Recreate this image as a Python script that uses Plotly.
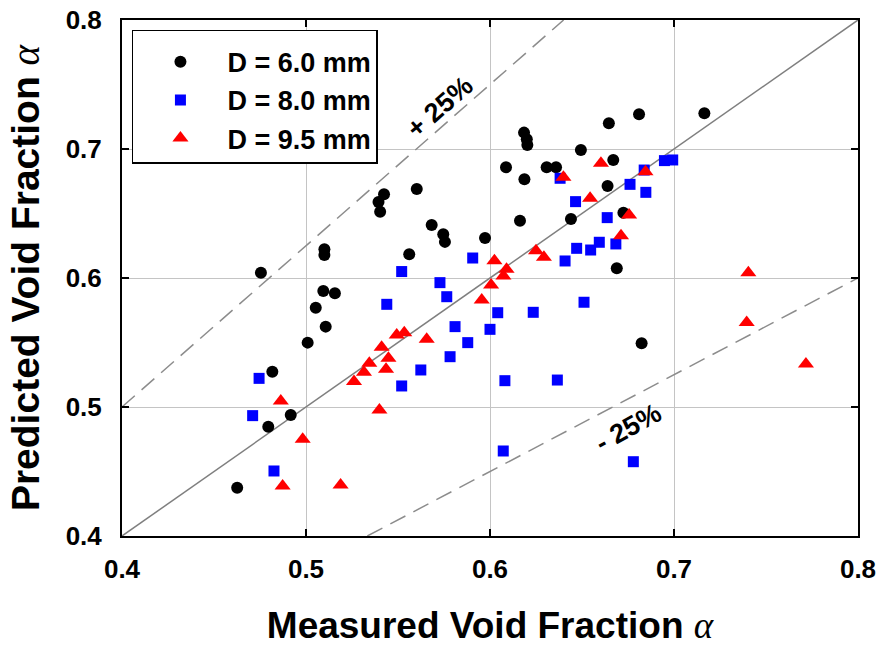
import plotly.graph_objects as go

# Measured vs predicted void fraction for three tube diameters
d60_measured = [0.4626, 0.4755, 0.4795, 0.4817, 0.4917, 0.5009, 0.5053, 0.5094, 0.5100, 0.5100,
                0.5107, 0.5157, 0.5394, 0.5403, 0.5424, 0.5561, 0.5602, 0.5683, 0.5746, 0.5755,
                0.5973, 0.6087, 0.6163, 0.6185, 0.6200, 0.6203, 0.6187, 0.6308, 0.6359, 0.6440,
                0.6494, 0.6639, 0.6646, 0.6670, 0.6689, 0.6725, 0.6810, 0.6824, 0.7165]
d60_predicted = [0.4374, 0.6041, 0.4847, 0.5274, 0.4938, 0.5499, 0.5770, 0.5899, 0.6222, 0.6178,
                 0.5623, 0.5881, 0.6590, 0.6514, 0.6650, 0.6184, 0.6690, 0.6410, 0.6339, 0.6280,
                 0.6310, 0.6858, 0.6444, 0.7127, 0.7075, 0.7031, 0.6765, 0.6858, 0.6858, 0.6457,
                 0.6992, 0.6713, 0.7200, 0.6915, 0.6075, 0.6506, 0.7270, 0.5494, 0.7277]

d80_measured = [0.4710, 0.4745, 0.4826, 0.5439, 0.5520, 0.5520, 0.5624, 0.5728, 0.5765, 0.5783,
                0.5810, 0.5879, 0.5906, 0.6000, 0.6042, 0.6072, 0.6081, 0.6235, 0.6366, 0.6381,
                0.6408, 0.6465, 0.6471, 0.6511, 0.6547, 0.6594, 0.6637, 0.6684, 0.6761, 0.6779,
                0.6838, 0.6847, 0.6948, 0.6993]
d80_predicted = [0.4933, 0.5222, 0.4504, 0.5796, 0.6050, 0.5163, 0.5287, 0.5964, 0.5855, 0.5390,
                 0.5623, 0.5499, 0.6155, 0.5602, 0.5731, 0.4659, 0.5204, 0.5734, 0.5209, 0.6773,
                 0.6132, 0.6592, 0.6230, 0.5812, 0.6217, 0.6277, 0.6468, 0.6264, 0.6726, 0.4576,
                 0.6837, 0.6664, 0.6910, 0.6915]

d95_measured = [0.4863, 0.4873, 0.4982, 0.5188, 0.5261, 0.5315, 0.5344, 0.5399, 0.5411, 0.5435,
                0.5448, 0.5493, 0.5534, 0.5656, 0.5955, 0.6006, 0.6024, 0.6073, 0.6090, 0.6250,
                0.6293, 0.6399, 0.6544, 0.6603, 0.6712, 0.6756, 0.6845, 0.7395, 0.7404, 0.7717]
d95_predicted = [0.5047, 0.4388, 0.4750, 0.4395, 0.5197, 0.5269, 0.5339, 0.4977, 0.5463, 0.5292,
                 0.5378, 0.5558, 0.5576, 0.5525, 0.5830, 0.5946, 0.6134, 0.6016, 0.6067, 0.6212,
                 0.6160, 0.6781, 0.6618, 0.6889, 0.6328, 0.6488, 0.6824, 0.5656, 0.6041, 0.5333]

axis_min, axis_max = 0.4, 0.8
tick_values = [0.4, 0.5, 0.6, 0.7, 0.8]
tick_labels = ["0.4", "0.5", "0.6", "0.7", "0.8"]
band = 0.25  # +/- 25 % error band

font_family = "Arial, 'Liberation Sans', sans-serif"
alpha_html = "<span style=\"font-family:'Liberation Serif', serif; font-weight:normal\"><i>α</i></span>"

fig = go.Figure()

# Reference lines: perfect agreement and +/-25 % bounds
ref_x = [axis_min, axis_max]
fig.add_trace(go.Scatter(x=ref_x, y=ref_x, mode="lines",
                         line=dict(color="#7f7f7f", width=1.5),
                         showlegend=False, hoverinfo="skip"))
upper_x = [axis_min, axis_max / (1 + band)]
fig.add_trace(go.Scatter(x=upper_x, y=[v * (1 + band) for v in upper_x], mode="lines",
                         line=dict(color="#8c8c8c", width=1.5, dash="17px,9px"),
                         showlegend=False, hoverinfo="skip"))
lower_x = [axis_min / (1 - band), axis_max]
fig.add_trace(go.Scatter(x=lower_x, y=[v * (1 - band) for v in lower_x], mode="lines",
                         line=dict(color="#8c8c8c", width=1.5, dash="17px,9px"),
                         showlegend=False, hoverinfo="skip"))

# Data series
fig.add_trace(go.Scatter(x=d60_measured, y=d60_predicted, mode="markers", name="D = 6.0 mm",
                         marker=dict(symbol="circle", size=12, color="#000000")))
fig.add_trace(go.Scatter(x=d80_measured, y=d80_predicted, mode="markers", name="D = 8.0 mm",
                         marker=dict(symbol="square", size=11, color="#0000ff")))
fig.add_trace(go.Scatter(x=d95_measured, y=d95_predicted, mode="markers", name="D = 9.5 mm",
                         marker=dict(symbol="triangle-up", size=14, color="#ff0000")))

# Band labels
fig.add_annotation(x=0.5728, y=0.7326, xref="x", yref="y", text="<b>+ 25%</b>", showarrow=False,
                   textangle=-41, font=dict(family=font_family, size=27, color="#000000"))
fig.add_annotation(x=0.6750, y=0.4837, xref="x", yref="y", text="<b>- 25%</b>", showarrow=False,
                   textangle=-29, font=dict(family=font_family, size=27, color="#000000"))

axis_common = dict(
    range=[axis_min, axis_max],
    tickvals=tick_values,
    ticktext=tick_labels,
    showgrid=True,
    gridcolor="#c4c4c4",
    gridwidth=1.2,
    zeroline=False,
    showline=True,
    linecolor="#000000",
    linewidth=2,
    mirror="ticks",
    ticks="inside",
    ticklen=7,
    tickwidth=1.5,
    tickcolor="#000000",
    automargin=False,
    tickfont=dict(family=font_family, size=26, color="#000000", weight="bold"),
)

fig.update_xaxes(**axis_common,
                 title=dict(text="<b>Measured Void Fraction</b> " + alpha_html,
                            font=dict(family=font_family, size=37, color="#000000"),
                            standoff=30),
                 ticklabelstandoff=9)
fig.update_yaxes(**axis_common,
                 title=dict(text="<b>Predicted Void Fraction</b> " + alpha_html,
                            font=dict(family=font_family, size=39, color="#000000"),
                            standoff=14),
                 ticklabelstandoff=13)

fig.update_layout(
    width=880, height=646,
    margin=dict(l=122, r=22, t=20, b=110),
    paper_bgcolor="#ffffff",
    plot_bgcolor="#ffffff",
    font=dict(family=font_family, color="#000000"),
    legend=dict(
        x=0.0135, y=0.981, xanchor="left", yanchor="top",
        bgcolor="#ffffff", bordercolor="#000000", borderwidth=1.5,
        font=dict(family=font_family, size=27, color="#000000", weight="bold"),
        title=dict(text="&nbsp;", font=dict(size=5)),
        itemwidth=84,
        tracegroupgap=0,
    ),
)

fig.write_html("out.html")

________________________________________

§ WRITTEN EXERCISE:
Output an exact copy of the material, with the pictures removed.

§ ANSWER:
Recreate this image as a Python script that uses Plotly.
import plotly.graph_objects as go

# Measured vs predicted void fraction for three tube diameters
d60_measured = [0.4626, 0.4755, 0.4795, 0.4817, 0.4917, 0.5009, 0.5053, 0.5094, 0.5100, 0.5100,
                0.5107, 0.5157, 0.5394, 0.5403, 0.5424, 0.5561, 0.5602, 0.5683, 0.5746, 0.5755,
                0.5973, 0.6087, 0.6163, 0.6185, 0.6200, 0.6203, 0.6187, 0.6308, 0.6359, 0.6440,
                0.6494, 0.6639, 0.6646, 0.6670, 0.6689, 0.6725, 0.6810, 0.6824, 0.7165]
d60_predicted = [0.4374, 0.6041, 0.4847, 0.5274, 0.4938, 0.5499, 0.5770, 0.5899, 0.6222, 0.6178,
                 0.5623, 0.5881, 0.6590, 0.6514, 0.6650, 0.6184, 0.6690, 0.6410, 0.6339, 0.6280,
                 0.6310, 0.6858, 0.6444, 0.7127, 0.7075, 0.7031, 0.6765, 0.6858, 0.6858, 0.6457,
                 0.6992, 0.6713, 0.7200, 0.6915, 0.6075, 0.6506, 0.7270, 0.5494, 0.7277]

d80_measured = [0.4710, 0.4745, 0.4826, 0.5439, 0.5520, 0.5520, 0.5624, 0.5728, 0.5765, 0.5783,
                0.5810, 0.5879, 0.5906, 0.6000, 0.6042, 0.6072, 0.6081, 0.6235, 0.6366, 0.6381,
                0.6408, 0.6465, 0.6471, 0.6511, 0.6547, 0.6594, 0.6637, 0.6684, 0.6761, 0.6779,
                0.6838, 0.6847, 0.6948, 0.6993]
d80_predicted = [0.4933, 0.5222, 0.4504, 0.5796, 0.6050, 0.5163, 0.5287, 0.5964, 0.5855, 0.5390,
                 0.5623, 0.5499, 0.6155, 0.5602, 0.5731, 0.4659, 0.5204, 0.5734, 0.5209, 0.6773,
                 0.6132, 0.6592, 0.6230, 0.5812, 0.6217, 0.6277, 0.6468, 0.6264, 0.6726, 0.4576,
                 0.6837, 0.6664, 0.6910, 0.6915]

d95_measured = [0.4863, 0.4873, 0.4982, 0.5188, 0.5261, 0.5315, 0.5344, 0.5399, 0.5411, 0.5435,
                0.5448, 0.5493, 0.5534, 0.5656, 0.5955, 0.6006, 0.6024, 0.6073, 0.6090, 0.6250,
                0.6293, 0.6399, 0.6544, 0.6603, 0.6712, 0.6756, 0.6845, 0.7395, 0.7404, 0.7717]
d95_predicted = [0.5047, 0.4388, 0.4750, 0.4395, 0.5197, 0.5269, 0.5339, 0.4977, 0.5463, 0.5292,
                 0.5378, 0.5558, 0.5576, 0.5525, 0.5830, 0.5946, 0.6134, 0.6016, 0.6067, 0.6212,
                 0.6160, 0.6781, 0.6618, 0.6889, 0.6328, 0.6488, 0.6824, 0.5656, 0.6041, 0.5333]

axis_min, axis_max = 0.4, 0.8
tick_values = [0.4, 0.5, 0.6, 0.7, 0.8]
tick_labels = ["0.4", "0.5", "0.6", "0.7", "0.8"]
band = 0.25  # +/- 25 % error band

font_family = "Arial, 'Liberation Sans', sans-serif"
alpha_html = "<span style=\"font-family:'Liberation Serif', serif; font-weight:normal\"><i>α</i></span>"

fig = go.Figure()

# Reference lines: perfect agreement and +/-25 % bounds
ref_x = [axis_min, axis_max]
fig.add_trace(go.Scatter(x=ref_x, y=ref_x, mode="lines",
                         line=dict(color="#7f7f7f", width=1.5),
                         showlegend=False, hoverinfo="skip"))
upper_x = [axis_min, axis_max / (1 + band)]
fig.add_trace(go.Scatter(x=upper_x, y=[v * (1 + band) for v in upper_x], mode="lines",
                         line=dict(color="#8c8c8c", width=1.5, dash="17px,9px"),
                         showlegend=False, hoverinfo="skip"))
lower_x = [axis_min / (1 - band), axis_max]
fig.add_trace(go.Scatter(x=lower_x, y=[v * (1 - band) for v in lower_x], mode="lines",
                         line=dict(color="#8c8c8c", width=1.5, dash="17px,9px"),
                         showlegend=False, hoverinfo="skip"))

# Data series
fig.add_trace(go.Scatter(x=d60_measured, y=d60_predicted, mode="markers", name="D = 6.0 mm",
                         marker=dict(symbol="circle", size=12, color="#000000")))
fig.add_trace(go.Scatter(x=d80_measured, y=d80_predicted, mode="markers", name="D = 8.0 mm",
                         marker=dict(symbol="square", size=11, color="#0000ff")))
fig.add_trace(go.Scatter(x=d95_measured, y=d95_predicted, mode="markers", name="D = 9.5 mm",
                         marker=dict(symbol="triangle-up", size=14, color="#ff0000")))

# Band labels
fig.add_annotation(x=0.5728, y=0.7326, xref="x", yref="y", text="<b>+ 25%</b>", showarrow=False,
                   textangle=-41, font=dict(family=font_family, size=27, color="#000000"))
fig.add_annotation(x=0.6750, y=0.4837, xref="x", yref="y", text="<b>- 25%</b>", showarrow=False,
                   textangle=-29, font=dict(family=font_family, size=27, color="#000000"))

axis_common = dict(
    range=[axis_min, axis_max],
    tickvals=tick_values,
    ticktext=tick_labels,
    showgrid=True,
    gridcolor="#c4c4c4",
    gridwidth=1.2,
    zeroline=False,
    showline=True,
    linecolor="#000000",
    linewidth=2,
    mirror="ticks",
    ticks="inside",
    ticklen=7,
    tickwidth=1.5,
    tickcolor="#000000",
    automargin=False,
    tickfont=dict(family=font_family, size=26, color="#000000", weight="bold"),
)

fig.update_xaxes(**axis_common,
                 title=dict(text="<b>Measured Void Fraction</b> " + alpha_html,
                            font=dict(family=font_family, size=37, color="#000000"),
                            standoff=30),
                 ticklabelstandoff=9)
fig.update_yaxes(**axis_common,
                 title=dict(text="<b>Predicted Void Fraction</b> " + alpha_html,
                            font=dict(family=font_family, size=39, color="#000000"),
                            standoff=14),
                 ticklabelstandoff=13)

fig.update_layout(
    width=880, height=646,
    margin=dict(l=122, r=22, t=20, b=110),
    paper_bgcolor="#ffffff",
    plot_bgcolor="#ffffff",
    font=dict(family=font_family, color="#000000"),
    legend=dict(
        x=0.0135, y=0.981, xanchor="left", yanchor="top",
        bgcolor="#ffffff", bordercolor="#000000", borderwidth=1.5,
        font=dict(family=font_family, size=27, color="#000000", weight="bold"),
        title=dict(text="&nbsp;", font=dict(size=5)),
        itemwidth=84,
        tracegroupgap=0,
    ),
)

fig.write_html("out.html")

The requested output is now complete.